Rosana Faría, en “¿De qué color son los niños y las niñas bonitas?”, coloca sobre la mesa una de las preguntas más incómodas del número: cómo representamos a la infancia en las imágenes. A partir de esa pregunta aparentemente inocente, se abre un debate sobre racismo, normatividad, cuerpos, pieles y rasgos que aparecen —o no aparecen— en los libros. Es un texto que obliga a revisar tanto catálogos como miradas personales.
En “Cuando encontré el camino de mi voz”, Noemí Villamuza ofrece un relato muy honesto de su propio proceso. Habla de dudas, de etapas en las que no se reconocía en lo que dibujaba, de influencias pesadas y del momento en que empezó a sentir que su trabajo sonaba realmente a ella. Es especialmente valioso para quien está en pleno proceso creativo: desromantiza la idea del “estilo” como algo dado y lo muestra como una búsqueda larga y llena de tropiezos.

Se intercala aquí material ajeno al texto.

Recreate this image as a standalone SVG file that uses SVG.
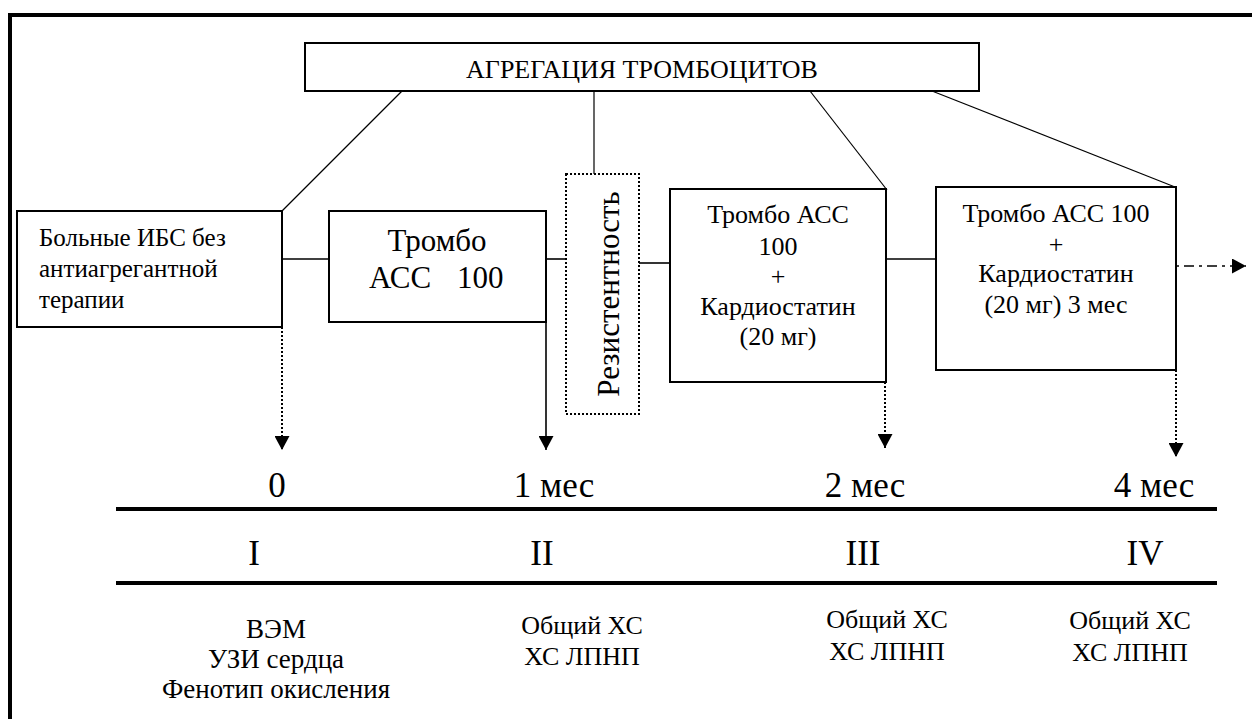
<svg xmlns="http://www.w3.org/2000/svg" width="1252" height="719" viewBox="0 0 1252 719">
<style>
text{font-family:"Liberation Serif","Times New Roman",serif;fill:#000}
.box{fill:#fff;stroke:#000;stroke-width:2}
.ln{stroke:#000;stroke-width:1.2;fill:none}
.hl{stroke:#000;stroke-width:1.6;fill:none}
.dot{stroke:#000;stroke-width:2;stroke-dasharray:2,2;fill:none}
.tl{stroke:#000;stroke-width:4}
.c{text-anchor:middle}
</style>
<defs>
<marker id="ah" viewBox="0 0 14 15" refX="14" refY="7.5" markerWidth="14" markerHeight="15" markerUnits="userSpaceOnUse" orient="auto">
<path d="M0,0 L14,7.5 L0,15 Z" fill="#000"/>
</marker>
</defs>
<rect width="1252" height="719" fill="#fff"/>
<rect x="10" y="15" width="1262" height="730" fill="none" stroke="#000" stroke-width="4"/>

<g id="connectors">
<line class="ln" x1="402" y1="91" x2="282" y2="211"/>
<line class="ln" x1="594" y1="91" x2="594" y2="174"/>
<line class="ln" x1="810" y1="91" x2="887" y2="190"/>
<line class="ln" x1="932" y1="91" x2="1175" y2="187"/>
<line class="hl" x1="282" y1="259" x2="329" y2="259"/>
<line class="hl" x1="542" y1="259" x2="566" y2="259"/>
<line class="hl" x1="639" y1="263" x2="670" y2="263"/>
<line class="hl" x1="886" y1="259" x2="936" y2="259"/>
<line class="dot" x1="282" y1="327" x2="282" y2="450" marker-end="url(#ah)"/>
<line class="hl" x1="546" y1="282" x2="546" y2="450" marker-end="url(#ah)"/>
<line class="dot" x1="885" y1="382" x2="885" y2="448" marker-end="url(#ah)"/>
<line class="dot" x1="1176" y1="370" x2="1176" y2="457" marker-end="url(#ah)"/>
<line stroke="#000" stroke-width="1.6" stroke-dasharray="3,5,10,5" x1="1176" y1="266" x2="1246" y2="266" marker-end="url(#ah)"/>
</g>

<g id="top">
<rect class="box" x="305" y="43" width="674" height="48"/>
<text class="c" x="642" y="78" font-size="26">АГРЕГАЦИЯ ТРОМБОЦИТОВ</text>
</g>

<g id="patients">
<rect class="box" x="17" y="211" width="265" height="116"/>
<text x="39" y="246" font-size="25">Больные ИБС без</text>
<text x="39" y="277" font-size="25">антиагрегантной</text>
<text x="39" y="308" font-size="25">терапии</text>
</g>

<g id="thrombo">
<rect class="box" x="329" y="211" width="217" height="111"/>
<text class="c" x="437" y="251" font-size="31">Тромбо</text>
<text font-size="31" y="288"><tspan x="369">АСС</tspan><tspan x="457">100</tspan></text>
</g>

<g id="resistance">
<rect x="566" y="174" width="73" height="240" fill="#fff" stroke="#000" stroke-width="2" stroke-dasharray="2,2"/>
<text class="c" font-size="31" transform="translate(619,294) rotate(-90)">Резистентность</text>
</g>

<g id="combo1">
<rect class="box" x="670" y="189" width="216" height="193"/>
<text class="c" x="778" y="223" font-size="26">Тромбо АСС</text>
<text class="c" x="778" y="255" font-size="26">100</text>
<text class="c" x="778" y="285" font-size="26">+</text>
<text class="c" x="778" y="315" font-size="26">Кардиостатин</text>
<text class="c" x="778" y="345" font-size="26">(20 мг)</text>
</g>

<g id="combo2">
<rect class="box" x="936" y="187" width="240" height="183"/>
<text class="c" x="1056" y="222" font-size="26">Тромбо АСС 100</text>
<text class="c" x="1056" y="253" font-size="26">+</text>
<text class="c" x="1056" y="282" font-size="26">Кардиостатин</text>
<text class="c" x="1056" y="313" font-size="26">(20 мг) 3 мес</text>
</g>

<g id="timeline">
<line class="tl" x1="116" y1="509" x2="1217" y2="509"/>
<line class="tl" x1="116" y1="583" x2="1217" y2="583"/>
<text class="c" x="277" y="497" font-size="35">0</text>
<text class="c" x="554" y="497" font-size="35">1 мес</text>
<text class="c" x="865" y="497" font-size="35">2 мес</text>
<text class="c" x="1154" y="497" font-size="35">4 мес</text>
<text class="c" x="254" y="565" font-size="35">I</text>
<text class="c" x="542" y="565" font-size="35">II</text>
<text class="c" x="863" y="565" font-size="35">III</text>
<text class="c" x="1145" y="565" font-size="35">IV</text>
</g>

<g id="stage1">
<text class="c" x="276" y="638" font-size="27">ВЭМ</text>
<text class="c" x="276" y="668" font-size="27">УЗИ сердца</text>
<text class="c" x="276" y="698" font-size="27">Фенотип окисления</text>
</g>
<g id="stage2">
<text class="c" x="582" y="634" font-size="26">Общий ХС</text>
<text class="c" x="582" y="665" font-size="26">ХС ЛПНП</text>
</g>
<g id="stage3">
<text class="c" x="887" y="628" font-size="26">Общий ХС</text>
<text class="c" x="887" y="660" font-size="26">ХС ЛПНП</text>
</g>
<g id="stage4">
<text class="c" x="1130" y="629" font-size="26">Общий ХС</text>
<text class="c" x="1130" y="661" font-size="26">ХС ЛПНП</text>
</g>
</svg>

Tyto Alba, con “Novelas gráficas: biografías y adaptaciones”, se centra en la novela gráfica como herramienta para contar vidas y revisitar obras literarias. Explica qué implica traducir una biografía o un texto previo a un lenguaje de viñetas, qué se gana y qué se pierde por el camino, y defiende la madurez del medio, muy lejos de la etiqueta de “género menor” que aún arrastra en algunos contextos.
En “Cómo ver cosas invisibles, el proceso de creación”, Madalena Matoso abre su manera de trabajar. El núcleo de su propuesta es aprender a fijarse en lo que está ahí, pero nadie mira: detalles, márgenes, repeticiones, pequeñas rarezas. Desde esa observación de lo invisible va construyendo conceptos, imágenes y, finalmente, libros. Su texto tiene algo de cuaderno de trabajo compartido.
“Conversando con Limam Boisha y Gonzalo Moure”, de Ramón Melendi, articula un diálogo donde aparecen el desierto, el exilio, la infancia y la palabra como refugio. El foco se desplaza a realidades habitualmente invisibles para el lector occidental, y se muestra con claridad cómo el libro infantil y juvenil puede ser también un espacio para hablar de desplazamientos, fronteras y memoria colectiva.
Cierra el número “Albertine y Germano: un diálogo creativo entre imágenes y palabras”, con Albertine y Germano Zullo reflexionando sobre su forma de trabajar juntos. Lo interesante es cómo desmontan la idea de que uno escribe y el otro “solo ilustra”. Hay una conversación constante entre texto e imagen, con momentos en que la palabra se retira para dejar hablar al dibujo, y otros en que la imagen baja la voz para sostener una sola frase. Es casi una pequeña lección de cómo pensar el libro ilustrado como un verdadero encuentro entre dos lenguajes.
En conjunto, Peonza 153 no se limita a documentar un encuentro: propone una serie de preguntas directas sobre qué libros hacemos circular, qué historias decidimos contar y qué modelos de mundo estamos ofreciendo a la infancia. Es un número que interesará a quienes escriben o ilustran, a mediadores de lectura, docentes y bibliotecarios, pero también a cualquier persona que sospeche que un álbum ilustrado puede ser un lugar donde se juegan cosas bastante serias, incluso cuando todo parece “solo” un dibujo y unas pocas palabras.